If you wish to understand the special requirements involved in a high quality training in Systemic Constellation Work, read my insights in the essay: “Family Constellation is an Art.” In this text, my experiences as an adult educator and art teacher are merged with the training in Systemic Constellation Work. This text is also a rich source for practicing SCW facilitators to reflect on their own virtues and behavior in the constellation process.
As you may have noticed, I find it especially important to train one’s own body as an instrument of perception. For this reason we deal with materialized, embodied character structures that I have begun to expand into systemic contexts. The present essay is a first contribution to this, and others are sure to follow. There are many body-oriented psychotherapists in Germany who, like me, have hit upon Constellation Work and are trying to combine it with their own traditional disciplines. I do this myself in my practice, with respect for both approaches. However, in recognition of the greater scope of phenomenological Constellation Work, I proceed in the opposite order: I follow the question of how insights from body therapy can be incorporated into the phenomenological systemic work. In this way, I slowly delve deeper into the emergence of a Systemic Integrative Therapy (SYIN).
Anyone who deals with the body naturally encounters bodily symptoms and thus the phenomenon of illness, or, broadly speaking, how our body speaks about malfunctions in the common soul body of our family system. In terms of frequency, symptoms of illness naturally represent an important part of our client’s need for solutions. Almost everybody is affected in some way, be it only through the fear of a severe illness, such as cancer.

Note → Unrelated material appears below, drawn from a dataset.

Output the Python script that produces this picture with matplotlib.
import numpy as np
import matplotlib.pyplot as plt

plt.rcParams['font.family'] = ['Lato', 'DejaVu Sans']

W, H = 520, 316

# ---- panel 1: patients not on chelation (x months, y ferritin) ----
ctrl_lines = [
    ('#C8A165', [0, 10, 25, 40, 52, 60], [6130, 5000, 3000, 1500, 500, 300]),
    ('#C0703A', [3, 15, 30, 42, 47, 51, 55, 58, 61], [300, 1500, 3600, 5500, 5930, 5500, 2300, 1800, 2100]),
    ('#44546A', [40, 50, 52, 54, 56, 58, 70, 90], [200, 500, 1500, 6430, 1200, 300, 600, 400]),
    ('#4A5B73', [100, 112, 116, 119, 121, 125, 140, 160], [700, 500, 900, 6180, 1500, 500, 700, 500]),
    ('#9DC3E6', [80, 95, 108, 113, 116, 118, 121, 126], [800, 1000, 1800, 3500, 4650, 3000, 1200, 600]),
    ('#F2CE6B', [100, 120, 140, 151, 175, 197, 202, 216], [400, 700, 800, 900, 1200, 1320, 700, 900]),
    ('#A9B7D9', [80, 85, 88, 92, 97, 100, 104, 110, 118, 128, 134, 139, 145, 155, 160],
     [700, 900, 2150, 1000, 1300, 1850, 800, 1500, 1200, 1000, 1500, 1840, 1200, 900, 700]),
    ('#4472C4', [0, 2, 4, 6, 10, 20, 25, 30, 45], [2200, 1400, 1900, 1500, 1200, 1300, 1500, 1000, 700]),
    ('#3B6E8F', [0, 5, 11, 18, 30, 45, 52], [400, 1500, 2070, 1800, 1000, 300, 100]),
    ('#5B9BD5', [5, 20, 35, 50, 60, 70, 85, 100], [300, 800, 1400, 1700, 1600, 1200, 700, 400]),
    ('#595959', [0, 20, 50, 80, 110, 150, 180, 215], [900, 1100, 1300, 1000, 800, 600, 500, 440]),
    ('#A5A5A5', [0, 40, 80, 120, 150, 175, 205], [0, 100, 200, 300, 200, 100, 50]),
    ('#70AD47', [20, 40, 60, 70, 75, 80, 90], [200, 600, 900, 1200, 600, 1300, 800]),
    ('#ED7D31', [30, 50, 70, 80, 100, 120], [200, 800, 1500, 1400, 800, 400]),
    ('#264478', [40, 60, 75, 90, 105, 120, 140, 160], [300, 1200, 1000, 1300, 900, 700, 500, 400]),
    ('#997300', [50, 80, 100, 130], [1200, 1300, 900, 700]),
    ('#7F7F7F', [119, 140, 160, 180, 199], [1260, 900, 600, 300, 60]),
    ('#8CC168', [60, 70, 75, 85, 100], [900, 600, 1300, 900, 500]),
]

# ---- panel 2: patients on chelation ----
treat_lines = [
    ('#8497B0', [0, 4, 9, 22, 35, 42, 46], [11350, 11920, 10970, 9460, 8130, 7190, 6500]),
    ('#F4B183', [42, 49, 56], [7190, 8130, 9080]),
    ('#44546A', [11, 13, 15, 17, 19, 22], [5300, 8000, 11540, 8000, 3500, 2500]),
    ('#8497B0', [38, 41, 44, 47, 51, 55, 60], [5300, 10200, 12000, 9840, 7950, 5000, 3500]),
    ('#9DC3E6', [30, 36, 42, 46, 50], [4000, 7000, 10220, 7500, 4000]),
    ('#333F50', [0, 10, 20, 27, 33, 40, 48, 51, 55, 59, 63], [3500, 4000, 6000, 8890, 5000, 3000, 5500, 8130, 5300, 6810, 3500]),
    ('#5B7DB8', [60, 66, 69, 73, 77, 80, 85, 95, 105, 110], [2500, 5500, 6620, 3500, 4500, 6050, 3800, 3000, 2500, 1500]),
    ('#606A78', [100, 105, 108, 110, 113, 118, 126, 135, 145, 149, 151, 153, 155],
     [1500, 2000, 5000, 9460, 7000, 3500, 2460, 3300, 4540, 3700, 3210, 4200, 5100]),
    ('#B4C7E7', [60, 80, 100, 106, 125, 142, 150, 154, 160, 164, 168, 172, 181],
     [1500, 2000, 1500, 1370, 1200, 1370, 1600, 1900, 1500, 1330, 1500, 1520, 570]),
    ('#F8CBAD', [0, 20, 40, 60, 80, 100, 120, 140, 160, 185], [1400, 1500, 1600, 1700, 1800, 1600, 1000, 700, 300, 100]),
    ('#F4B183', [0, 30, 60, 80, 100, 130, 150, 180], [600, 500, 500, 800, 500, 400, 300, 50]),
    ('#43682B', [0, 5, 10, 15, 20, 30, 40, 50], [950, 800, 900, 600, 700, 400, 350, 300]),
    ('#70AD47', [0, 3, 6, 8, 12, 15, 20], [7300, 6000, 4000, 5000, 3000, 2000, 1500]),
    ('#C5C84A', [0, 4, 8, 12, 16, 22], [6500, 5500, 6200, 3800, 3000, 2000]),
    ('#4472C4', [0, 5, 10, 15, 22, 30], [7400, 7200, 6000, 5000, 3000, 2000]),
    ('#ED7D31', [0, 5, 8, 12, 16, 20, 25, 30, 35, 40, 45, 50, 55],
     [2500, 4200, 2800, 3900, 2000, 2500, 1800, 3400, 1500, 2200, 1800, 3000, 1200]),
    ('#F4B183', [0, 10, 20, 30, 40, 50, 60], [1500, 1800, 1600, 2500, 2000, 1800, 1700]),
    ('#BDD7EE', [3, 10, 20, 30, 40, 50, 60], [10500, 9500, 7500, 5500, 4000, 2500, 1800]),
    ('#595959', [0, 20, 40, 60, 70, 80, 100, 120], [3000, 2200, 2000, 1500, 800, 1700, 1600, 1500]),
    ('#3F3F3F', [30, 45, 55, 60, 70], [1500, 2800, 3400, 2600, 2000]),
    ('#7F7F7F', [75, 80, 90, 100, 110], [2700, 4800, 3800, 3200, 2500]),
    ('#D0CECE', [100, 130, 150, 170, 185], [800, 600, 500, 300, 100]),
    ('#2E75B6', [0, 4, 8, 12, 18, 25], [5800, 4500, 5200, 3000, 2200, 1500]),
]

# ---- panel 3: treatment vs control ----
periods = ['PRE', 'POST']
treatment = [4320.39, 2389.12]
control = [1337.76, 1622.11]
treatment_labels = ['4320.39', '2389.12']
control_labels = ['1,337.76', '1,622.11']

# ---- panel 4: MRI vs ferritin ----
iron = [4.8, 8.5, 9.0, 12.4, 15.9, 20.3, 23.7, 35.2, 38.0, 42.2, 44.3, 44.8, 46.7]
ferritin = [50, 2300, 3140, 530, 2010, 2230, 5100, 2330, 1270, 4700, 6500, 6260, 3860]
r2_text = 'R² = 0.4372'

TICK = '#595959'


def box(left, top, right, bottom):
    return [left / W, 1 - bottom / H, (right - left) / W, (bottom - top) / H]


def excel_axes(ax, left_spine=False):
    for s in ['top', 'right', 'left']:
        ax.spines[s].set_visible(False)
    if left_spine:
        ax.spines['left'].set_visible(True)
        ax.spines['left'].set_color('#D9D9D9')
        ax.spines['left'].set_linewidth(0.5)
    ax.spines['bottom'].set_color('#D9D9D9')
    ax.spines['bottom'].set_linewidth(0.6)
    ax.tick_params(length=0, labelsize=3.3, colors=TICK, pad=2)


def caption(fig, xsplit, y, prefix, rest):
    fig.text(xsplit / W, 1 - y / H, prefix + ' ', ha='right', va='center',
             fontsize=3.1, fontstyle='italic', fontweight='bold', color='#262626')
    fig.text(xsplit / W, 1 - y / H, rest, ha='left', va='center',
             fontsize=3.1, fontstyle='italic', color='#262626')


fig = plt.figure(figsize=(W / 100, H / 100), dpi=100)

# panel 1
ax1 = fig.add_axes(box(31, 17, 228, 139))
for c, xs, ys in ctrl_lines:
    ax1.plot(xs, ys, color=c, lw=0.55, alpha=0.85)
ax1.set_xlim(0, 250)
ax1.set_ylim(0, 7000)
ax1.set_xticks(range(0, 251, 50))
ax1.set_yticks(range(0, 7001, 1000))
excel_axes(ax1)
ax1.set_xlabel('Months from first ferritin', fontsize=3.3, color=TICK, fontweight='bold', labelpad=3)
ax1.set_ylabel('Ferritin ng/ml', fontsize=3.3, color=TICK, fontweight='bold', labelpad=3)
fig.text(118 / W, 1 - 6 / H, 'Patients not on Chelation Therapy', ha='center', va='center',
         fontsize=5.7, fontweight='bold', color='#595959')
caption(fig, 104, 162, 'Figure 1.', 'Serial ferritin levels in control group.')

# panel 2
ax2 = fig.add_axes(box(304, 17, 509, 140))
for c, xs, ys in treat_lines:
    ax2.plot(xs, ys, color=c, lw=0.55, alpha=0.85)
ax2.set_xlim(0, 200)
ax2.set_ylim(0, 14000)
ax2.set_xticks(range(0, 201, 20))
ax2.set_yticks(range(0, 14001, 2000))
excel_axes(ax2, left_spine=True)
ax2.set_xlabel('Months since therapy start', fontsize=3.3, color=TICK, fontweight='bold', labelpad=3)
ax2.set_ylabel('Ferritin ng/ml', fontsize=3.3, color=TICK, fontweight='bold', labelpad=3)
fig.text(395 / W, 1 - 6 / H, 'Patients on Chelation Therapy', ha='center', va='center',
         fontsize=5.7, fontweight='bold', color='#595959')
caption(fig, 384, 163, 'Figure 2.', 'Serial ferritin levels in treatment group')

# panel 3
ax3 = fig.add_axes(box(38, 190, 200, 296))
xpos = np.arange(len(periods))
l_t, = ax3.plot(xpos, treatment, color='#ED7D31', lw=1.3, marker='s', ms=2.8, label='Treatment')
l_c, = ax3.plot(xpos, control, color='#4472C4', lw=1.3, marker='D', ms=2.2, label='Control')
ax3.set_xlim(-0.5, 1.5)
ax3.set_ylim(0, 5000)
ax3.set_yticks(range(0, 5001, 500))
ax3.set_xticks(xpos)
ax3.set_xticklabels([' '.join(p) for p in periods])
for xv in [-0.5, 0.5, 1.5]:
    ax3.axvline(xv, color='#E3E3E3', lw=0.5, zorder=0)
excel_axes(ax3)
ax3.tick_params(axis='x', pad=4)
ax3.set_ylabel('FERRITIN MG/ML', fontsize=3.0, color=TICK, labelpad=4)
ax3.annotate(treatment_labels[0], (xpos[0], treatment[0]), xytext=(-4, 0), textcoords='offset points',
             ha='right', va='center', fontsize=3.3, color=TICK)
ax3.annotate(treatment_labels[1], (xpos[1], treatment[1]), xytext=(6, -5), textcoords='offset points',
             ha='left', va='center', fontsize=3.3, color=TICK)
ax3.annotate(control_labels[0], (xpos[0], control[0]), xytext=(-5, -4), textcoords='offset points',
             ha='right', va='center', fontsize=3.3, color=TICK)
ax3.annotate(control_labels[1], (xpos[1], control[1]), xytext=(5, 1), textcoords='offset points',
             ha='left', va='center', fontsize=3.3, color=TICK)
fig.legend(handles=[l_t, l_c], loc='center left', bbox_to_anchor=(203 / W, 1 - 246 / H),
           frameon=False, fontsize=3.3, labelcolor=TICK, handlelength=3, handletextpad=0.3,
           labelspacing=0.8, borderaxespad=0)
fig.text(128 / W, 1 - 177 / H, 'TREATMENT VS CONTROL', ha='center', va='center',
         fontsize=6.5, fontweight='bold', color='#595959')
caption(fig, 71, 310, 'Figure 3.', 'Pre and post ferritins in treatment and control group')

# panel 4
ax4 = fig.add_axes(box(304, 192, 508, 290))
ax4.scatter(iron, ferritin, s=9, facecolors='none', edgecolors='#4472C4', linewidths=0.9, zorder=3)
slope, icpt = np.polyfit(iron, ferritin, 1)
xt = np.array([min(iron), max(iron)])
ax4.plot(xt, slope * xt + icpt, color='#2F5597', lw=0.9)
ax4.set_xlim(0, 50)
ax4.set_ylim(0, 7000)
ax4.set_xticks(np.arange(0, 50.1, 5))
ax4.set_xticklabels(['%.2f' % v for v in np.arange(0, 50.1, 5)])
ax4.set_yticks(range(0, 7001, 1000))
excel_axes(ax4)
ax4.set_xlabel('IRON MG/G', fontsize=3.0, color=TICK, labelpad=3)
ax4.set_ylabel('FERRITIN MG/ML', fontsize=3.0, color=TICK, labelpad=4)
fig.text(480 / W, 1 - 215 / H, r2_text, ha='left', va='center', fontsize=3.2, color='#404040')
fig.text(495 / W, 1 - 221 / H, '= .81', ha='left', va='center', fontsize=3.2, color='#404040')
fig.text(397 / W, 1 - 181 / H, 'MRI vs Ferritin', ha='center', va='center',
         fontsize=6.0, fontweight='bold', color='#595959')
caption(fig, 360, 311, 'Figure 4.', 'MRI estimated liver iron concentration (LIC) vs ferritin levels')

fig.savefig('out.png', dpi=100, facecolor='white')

Recently I was asked to write a contribution for a book about alternative methods of healing cancer by the editors of a well-known talk show on German national TV that deals with problems in life and where I have often represented the position of systemic family constellations in regards to various life problems. I did not want to deny you this contribution, since it again shows in a striking way how we are entwined in love with the fate of those that belong to us in the realm of the living and the dead.
Although the essay “Two Strategies, One Modality” is the next to the last in terms of the sequence of publication, I would like to present this work at the end of this collection, since it is a treatise that points to a possible common future of the constellation movement. In it, I deal with important divergences in the mode of operation and in the philosophical evaluation of the Systemic Constellation Work, which are more suited to split and fragment the movement and that do not let many kites fly in the same wind, which used to be our pride. In this essay I also provide insights that may be important to many constellation facilitators and that are based on experiences of my own, such as the integration of the methods of movement (“movements of the Soul/movement of Spirit”) and the classical constellation method.
May the wealth of my experience that I have laid out here benefit your work, your family and your life.